PART 3. TECHNOLOGY VALIDATION
1. INSTRUMENT TECHNOLOGY OVERVIEW
The Earth Observing-1 (EO-1) mission is flying three advanced technology verification land imaging instruments. They are the first Earth-observing instruments to be flown under NASA’s New Millennium
Program. The three instruments are the Advanced Land Imager (ALI), the Hyperion hyperspectral imager, and the Linear Etalon Imaging Spectrometer Array (LEISA) Atmospheric Corrector (LAC). These instruments incorporate revolutionary land imaging technologies that will enable future Landsat and Earth observing missions to more accurately classify and map land utilization globally.
1.2 Advanced Land Imager (ALI)
The ALI is designed to produce images directly comparable to those of the
Enhanced Thematic Mapper Plus (ETM+) of Landsat 7. It employs novel
wide-angle optics and a highly integrated multispectral and panchromatic
spectrometer. The focal plane is partially populated with four sensor chip
assemblies (SCA). Operating in a push-broom fashion at an orbit of 705 km,
the ALI provides Landsat type panchromatic and multispectral bands. The
multispectral bands have been designed to mimic six Landsat bands with
three additional bands covering 0.433-0.453, 0.845-0.890, and 1.20-1.30 µm.
The multispectral/panchromatic (MS/Pan) array therefore has 10 spectral
bands in the visible and near infrared (VNIR) and short wave infrared (SWIR).
The Pan covers the visible portion of the VNIR spectrum (0.480-0.690 µm)
and has a 10 m spatial resolution. The MS detectors have a 30 m spatial
resolution. With a partially populated focal plane, the ALI wide-angle optics produces a ground swath image width of 37 km.
The following key technologies are incorporated in the ALI instrument to achieve its dramatic cost, weight and performance advantages.
1. Silicon Carbide Optics
2. Wide Field of View Optics
3. Multispectral Imaging Capability
1.2.1 Silicon Carbide Optics
The telescope design incorporates Silicon carbide mirrors and an
Invar truss structure with appropriate mounting and attachment
fittings. Silicon carbide (SiC) offers the advantage of very high
stiffness to density ratio and very high conductivity to heat
capacity ratio. These characteristics are superior to currently used
materials for reflective optical systems. The high stiffness to
density ratio of SiC allows mirrors of very low weight to be
designed and still maintain the necessary surface figure to provide
the performance required for high-resolution optical imaging.

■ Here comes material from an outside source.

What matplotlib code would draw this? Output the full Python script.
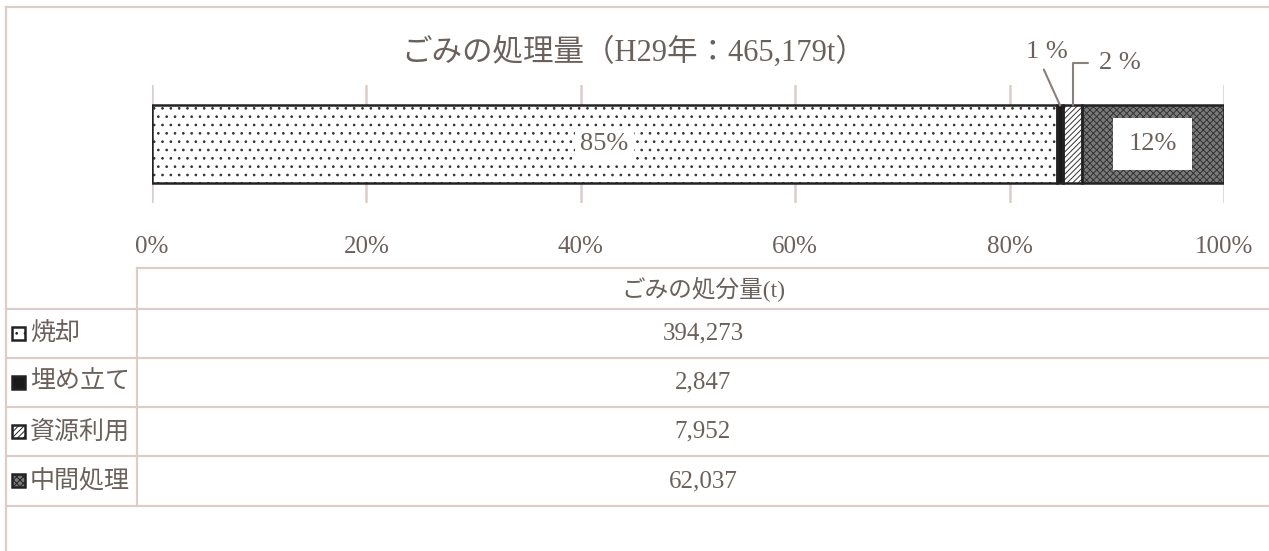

Lightweight optics lead to lightweight optical metering structures
required to support them. This in turn leads to lighter instruments
and therefore lighter payloads. The high thermal conductivity, with relatively low thermal heat capacity,
property allows minimum thermal gradients for a given heat load. This is an advantage for an optical
system in a low Earth orbit that experiences a change in thermal boundary conditions on a regular basis.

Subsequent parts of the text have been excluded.